Because the AV2 specification has just hit v1.0, you don't need to rewrite your production transcoding stacks tonight. However, early adoption is what separates leading-edge products from legacy ones. Here is how you can prepare:
1. Audit Your CDN and Storage Costs
Look at your cloud spend. What percentage goes toward streaming video content, asset storage, and data egress? If that number is significant, transitioning to AV1 today and designing your systems to support AV2 tomorrow should be a high-priority item on your engineering roadmap.
2. Keep an Eye on Hardware Acceleration
Codecs live and die by hardware support. Apple, Intel, AMD, NVIDIA, and ARM have built-in silicon for AV1 decoding in their latest chips. As the AV2 spec solidifies in the wild, look out for announcements from these hardware vendors. Hardware-accelerated decoding means AV2 won't drain your users' mobile device batteries.
3. Experiment with the Reference Codec
Go to the AOMedia Git repositories, pull the AV2 reference software (often bundled in experimental branches of the AOM-AV1/AV2 codec repositories), and run test encodes of your own platform's typical video assets.
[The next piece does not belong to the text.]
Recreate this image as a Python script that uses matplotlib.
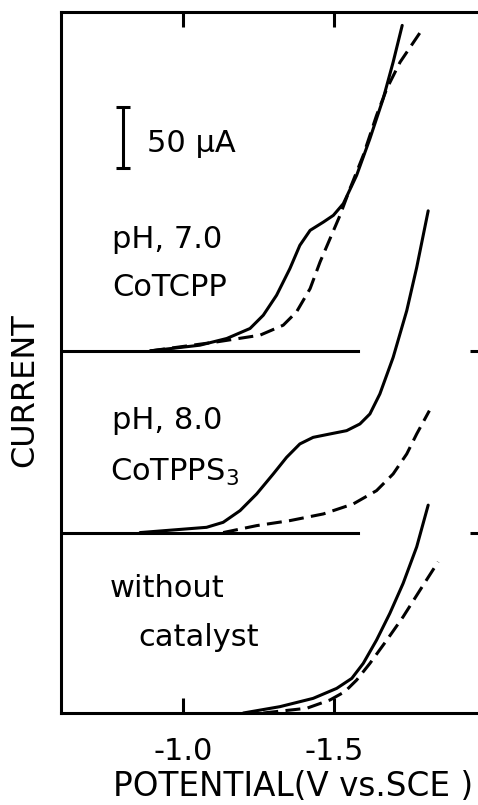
import numpy as np
import matplotlib
matplotlib.use("Agg")
import matplotlib.pyplot as plt

# potentials (V vs SCE) and currents (uA, relative to each trace's own baseline)
top_solid_v = [-0.891, -1.056, -1.145, -1.222, -1.266, -1.310, -1.354, -1.387, -1.421, -1.465,
               -1.498, -1.531, -1.575, -1.619, -1.663, -1.696, -1.726]
top_solid_i = [0, 4.7, 10.2, 18.4, 29.3, 45.7, 67.5, 86.6, 98.9, 105.7, 111.2, 120.8, 144.0,
               174.1, 206.9, 236.9, 267.0]
top_dash_v = [-0.891, -1.112, -1.255, -1.332, -1.376, -1.421, -1.454, -1.487, -1.520, -1.553,
              -1.597, -1.641, -1.675, -1.719, -1.790]
top_dash_i = [0, 7.4, 12.9, 21.1, 32.0, 51.1, 73.0, 92.1, 111.2, 133.1, 160.4, 193.2, 215.1,
              236.9, 262.9]

mid_solid_v = [-0.858, -1.078, -1.133, -1.189, -1.244, -1.299, -1.343, -1.387, -1.431, -1.487,
               -1.542, -1.586, -1.619, -1.652, -1.696, -1.741, -1.774, -1.812]
mid_solid_i = [0, 4.3, 8.4, 18.0, 31.7, 48.1, 61.7, 72.7, 78.1, 80.9, 83.6, 89.1, 97.3, 113.7,
               143.7, 182.0, 217.5, 263.9]
mid_dash_v = [-1.133, -1.244, -1.354, -1.465, -1.564, -1.641, -1.696, -1.741, -1.774, -1.816]
mid_dash_i = [0, 5.7, 9.8, 15.3, 23.5, 34.4, 48.1, 64.5, 80.9, 100.0]

bot_solid_v = [-1.200, -1.321, -1.431, -1.509, -1.559, -1.597, -1.641, -1.685, -1.729, -1.774,
               -1.812]
bot_solid_i = [0, 5.2, 12.0, 20.2, 28.4, 40.7, 59.8, 81.7, 106.3, 136.3, 170.5]
bot_dash_v = [-1.266, -1.410, -1.487, -1.536, -1.575, -1.619, -1.675, -1.729, -1.785, -1.845]
bot_dash_i = [0, 3.9, 10.7, 17.5, 27.0, 40.7, 59.8, 78.9, 100.8, 124.0]

offsets = [297, 148, 0]          # baseline of each trace (uA)
baseline_end = -1.58             # where the drawn baselines stop
xticks = [-1.0, -1.5]
xticklabels = ["-1.0", "-1.5"]
scale_uA = 50

traces = [
    (top_solid_v, top_solid_i, top_dash_v, top_dash_i),
    (mid_solid_v, mid_solid_i, mid_dash_v, mid_dash_i),
    (bot_solid_v, bot_solid_i, bot_dash_v, bot_dash_i),
]

LW = 2.2
plt.rcParams["font.family"] = ["DejaVu Sans"]
fig = plt.figure(figsize=(4.78, 8.05), dpi=100)
ax = fig.add_axes([61 / 478, 1 - 713 / 805, 1 - 61 / 478, 701 / 805])

for (sv, si, dv, di), off in zip(traces, offsets):
    ax.plot(sv, np.array(si) + off, color="black", lw=LW, solid_capstyle="round",
            solid_joinstyle="round")
    ax.plot(dv, np.array(di) + off, color="black", lw=LW, linestyle=(0, (4.9, 2.4)))
for off in offsets[:2]:
    ax.plot([-0.596, baseline_end], [off, off], color="black", lw=LW)

# scale bar
ax.errorbar([-0.801], [446.7 + scale_uA / 2], yerr=scale_uA / 2, color="black",
            lw=LW, capsize=5, capthick=LW)
fs = 22
ax.text(-0.881, 467, "50 µA", fontsize=fs, va="center", ha="left")
ax.text(-0.765, 388, "pH, 7.0", fontsize=fs, va="center", ha="left")
ax.text(-0.765, 349, "CoTCPP", fontsize=fs, va="center", ha="left")
ax.text(-0.765, 240, "pH, 8.0", fontsize=fs, va="center", ha="left")
ax.text(-0.758, 197, "CoTPPS$_3$", fontsize=fs, va="center", ha="left")
ax.text(-0.758, 102, "without", fontsize=fs, va="center", ha="left")
ax.text(-0.851, 62, "catalyst", fontsize=fs, va="center", ha="left")

ax.set_xlim(-0.596, -1.977)
ax.set_ylim(0, 575)
ax.set_xticks(xticks)
ax.set_xticklabels(xticklabels, fontsize=fs)
ax.set_yticks(offsets[:2])
ax.set_yticklabels([])
ax.tick_params(axis="x", direction="in", length=11, width=LW, top=True, pad=17)
ax.tick_params(axis="y", direction="in", length=6, width=LW, left=False, right=True)
ax.spines["right"].set_visible(False)
for s in ("left", "top", "bottom"):
    ax.spines[s].set_linewidth(LW)

ax.set_xlabel("POTENTIAL(V vs.SCE )", fontsize=23.5)
ax.xaxis.set_label_coords(232 / 417, -0.081)
ax.set_ylabel("CURRENT", fontsize=23)
ax.yaxis.set_label_coords(-0.05, 0.461)

fig.savefig("out.png", dpi=100)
Compare the visual quality at a 30% lower bitrate and see the magic for yourself.
Conclusion
The finalization of the AV2 v1.0 standard is a major milestone for the open web. It proves that the industry’s biggest players are committed to keeping high-performance media delivery open, royalty-free, and incredibly efficient. For us as developers, it offers an exciting glimpse into a future where high-definition, instantaneous video streaming costs a fraction of what it does today.
Are you currently using AV1 in production, or are you still relying on H.264/HEVC? What are your thoughts on the computational overhead of these next-gen codecs? Let me know in the comments below, or drop your thoughts in our developer forums!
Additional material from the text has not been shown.